Lost Tablets by MvS Architects
Jury citation: Lego has come a long way since its early days of rigid gender boundaries and “idealized” settings (the hospital set now includes female doctors). It retains its kit-of-parts formula but has crossed over from child’s play alone. Its Technic imaginaries, sci-fi worlds and major works of architecture are ever-evolving and increasingly complex. MvS Architects’ poetic architectural tablets are serious Lego. Each sculptural objet d’art, reminiscent of deconstructivism and other “isms,” is intriguing and delightful. The imposed constraints on form and material deliberately create symbiosis and dichotomy between the sheer and undulating faces of each tablet. Exemplified in Ryou-Un Maru (pictured), the method of obscuring the Lego studs is in itself artful. The Lost Tablets remind us of the cuneiform clay tablets of the Nabonidus Chronicle. The type, according to MvS Architects, references Parthenon ruins, but the tablets are too composed to be allegories of destruction. These idealized montages are intense, punctuated by architectural forms and devices. They are inventive, utilizing the constraints of Lego’s predetermined kit-of-parts. The mostly monotone pieces take Lego into the speculative architectural realm. They are too solemn and delicate to be truly playful, but still offer wonderment.
Architect’s description: Lost Tablets is a series of 36 architectural studies which express a tension between a universally recognizable children’s toy and the grammar of architectural semiotics.
Visiting the Parthenon: clearly discernible in its base are remnants of the great monument’s former iterations, scarred by the battles that violently transformed them from architecture to rubble.
So too, the blocks of these found Lego pieces bear the marks left on them by their former owners before they put them up for sale on the second-hand market. Discolouration, writing, dirt, glue and even teeth marks are evident on the blocks and expressed in the new object.

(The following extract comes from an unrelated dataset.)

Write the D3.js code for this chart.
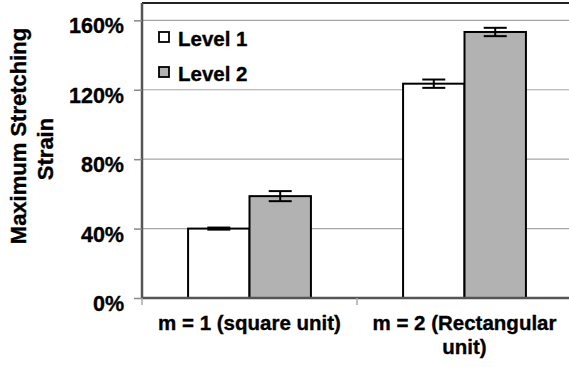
<!DOCTYPE html>
<html>
<head>
<meta charset="utf-8">
<script src="https://cdn.jsdelivr.net/npm/d3@7"></script>
<style>
  html, body { margin: 0; padding: 0; background: #fff; }
  svg { display: block; }
  text { font-family: "Liberation Sans", Arial, sans-serif; font-weight: bold; fill: #000; stroke: #000; stroke-width: 0.35px; }
</style>
</head>
<body>
<svg id="chart" width="569" height="367"></svg>
<script>
// Maximum stretching strain by unit type and level
const categories = ["m = 1 (square unit)", "m = 2 (Rectangular unit)"];
const categoryLines = [["m = 1 (square unit)"], ["m = 2 (Rectangular", "unit)"]];
const levels = ["Level 1", "Level 2"];
const level1Values = [0.400, 1.235];
const level2Values = [0.587, 1.533];
const level1Errors = [0.006, 0.024];
const level2Errors = [0.029, 0.024];
const yTicks = [0, 0.4, 0.8, 1.2, 1.6];
const levelFills = ["#ffffff", "#b2b2b2"];

const rows = categories.map((c, i) => ({
  category: c,
  bars: [
    { level: levels[0], value: level1Values[i], err: level1Errors[i] },
    { level: levels[1], value: level2Values[i], err: level2Errors[i] }
  ]
}));

const svg = d3.select("#chart");
const plot = { left: 142, right: 572, top: 3, bottom: 298 };

const y = d3.scaleLinear().domain([0, 1.7]).range([plot.bottom, plot.top]);
const x0 = d3.scaleBand().domain(categories).range([plot.left, plot.right]).paddingInner(0).paddingOuter(0);
const x1 = d3.scaleBand().domain(levels).range([0, x0.bandwidth()]).paddingInner(0).paddingOuter(0.75);
const fill = d3.scaleOrdinal().domain(levels).range(levelFills);

// gridlines
svg.append("g")
  .selectAll("line")
  .data(yTicks.filter(d => d > 0))
  .join("line")
  .attr("x1", plot.left).attr("x2", plot.right)
  .attr("y1", d => y(d)).attr("y2", d => y(d))
  .attr("stroke", "#a6a6a6").attr("stroke-width", 1.2);

// top frame
svg.append("line")
  .attr("x1", plot.left).attr("x2", plot.right)
  .attr("y1", plot.top).attr("y2", plot.top)
  .attr("stroke", "#222").attr("stroke-width", 2);

// bars
const groups = svg.append("g")
  .selectAll("g")
  .data(rows)
  .join("g")
  .attr("transform", d => `translate(${x0(d.category)},0)`);

groups.selectAll("rect")
  .data(d => d.bars)
  .join("rect")
  .attr("x", d => x1(d.level))
  .attr("y", d => y(d.value))
  .attr("width", x1.bandwidth())
  .attr("height", d => y(0) - y(d.value))
  .attr("fill", d => fill(d.level))
  .attr("stroke", "#000").attr("stroke-width", 2);

// error bars
const capHalf = 11.5;
const eb = groups.selectAll("g.err")
  .data(d => d.bars)
  .join("g").attr("class", "err")
  .attr("transform", d => `translate(${x1(d.level) + x1.bandwidth() / 2},0)`);
eb.append("line")
  .attr("y1", d => y(d.value + d.err)).attr("y2", d => y(d.value - d.err))
  .attr("stroke", "#000").attr("stroke-width", 2);
eb.selectAll("line.cap")
  .data(d => [d.value + d.err, d.value - d.err])
  .join("line").attr("class", "cap")
  .attr("x1", -capHalf).attr("x2", capHalf)
  .attr("y1", d => y(d)).attr("y2", d => y(d))
  .attr("stroke", "#000").attr("stroke-width", 2);

// y axis
const yAxis = svg.append("g")
  .attr("transform", `translate(${plot.left},0)`)
  .call(d3.axisLeft(y).tickValues(yTicks).tickFormat(d3.format(".0%")).tickSize(8).tickPadding(10));
yAxis.select(".domain").attr("stroke", "#555").attr("stroke-width", 2.5)
  .attr("d", `M0,${plot.top}V${plot.bottom}`);
yAxis.selectAll(".tick line").attr("stroke", "#888").attr("stroke-width", 1.5);
yAxis.selectAll(".tick text")
  .attr("font-size", 21.5).attr("font-family", "Liberation Sans, Arial, sans-serif")
  .attr("font-weight", "bold").attr("fill", "#000").attr("dy", "0.58em");

// x axis
const xAxis = svg.append("g")
  .attr("transform", `translate(0,${plot.bottom})`);
xAxis.append("line")
  .attr("x1", plot.left).attr("x2", plot.right)
  .attr("y1", 0).attr("y2", 0)
  .attr("stroke", "#555").attr("stroke-width", 2.5);
xAxis.selectAll("line.tick")
  .data(categories.concat([null]))
  .join("line").attr("class", "tick")
  .attr("x1", d => d === null ? plot.right : x0(d))
  .attr("x2", d => d === null ? plot.right : x0(d))
  .attr("y1", 0).attr("y2", 7)
  .attr("stroke", "#aaa").attr("stroke-width", 1.5);

const xl = svg.append("g").selectAll("text")
  .data(categories)
  .join("text")
  .attr("x", d => x0(d) + x0.bandwidth() / 2)
  .attr("y", 330)
  .attr("text-anchor", "middle")
  .attr("font-size", 20.5);
xl.selectAll("tspan")
  .data((d, i) => categoryLines[i])
  .join("tspan")
  .attr("x", function () { return this.parentNode.getAttribute("x"); })
  .attr("dy", (d, i) => i === 0 ? 0 : 23.5)
  .text(d => d);

// y title
svg.append("text")
  .attr("transform", "translate(25.5,136) rotate(-90)")
  .attr("text-anchor", "middle").attr("font-size", 22)
  .text("Maximum Stretching");
svg.append("text")
  .attr("transform", "translate(52.5,149) rotate(-90)")
  .attr("text-anchor", "middle").attr("font-size", 22)
  .text("Strain");

// legend
const legend = svg.append("g").selectAll("g")
  .data(levels)
  .join("g")
  .attr("transform", (d, i) => `translate(159,${32 + i * 35})`);
legend.append("rect")
  .attr("width", 10).attr("height", 10)
  .attr("fill", d => fill(d)).attr("stroke", "#000").attr("stroke-width", 1.8);
legend.append("text")
  .attr("x", 19).attr("y", 13.5)
  .attr("font-size", 20.5)
  .text(d => d);
</script>
</body>
</html>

Each of the works in the series has the same overall dimensions (19 cm wide, 24.5 cm high and 5 cm deep, with slight variability), a dynamic face and a sheer face. The architecture of the sheer face is bound by the tension between the new profile of the tablet and the varying surface qualities of the found blocks. The architecture of the dynamic face is bound together by the tension between the expectation of what a Lego composition would usually prescribe and the language of an imagined collective architectural unconscious.
The strange resonant familiarity of the tablets oscillates between the platonic, almost primal, recognizability of Lego, and the architectural grammar of the city caves of Matera, the churches of Borromini, the arches of the Doge’s Palace in Venice, the buttresses of Gothic cathedrals and the blue ceilings of the Shah Mosque of Isfahan. The Lost Tablets’ names are borrowed from the names of ships found crewless and adrift at sea.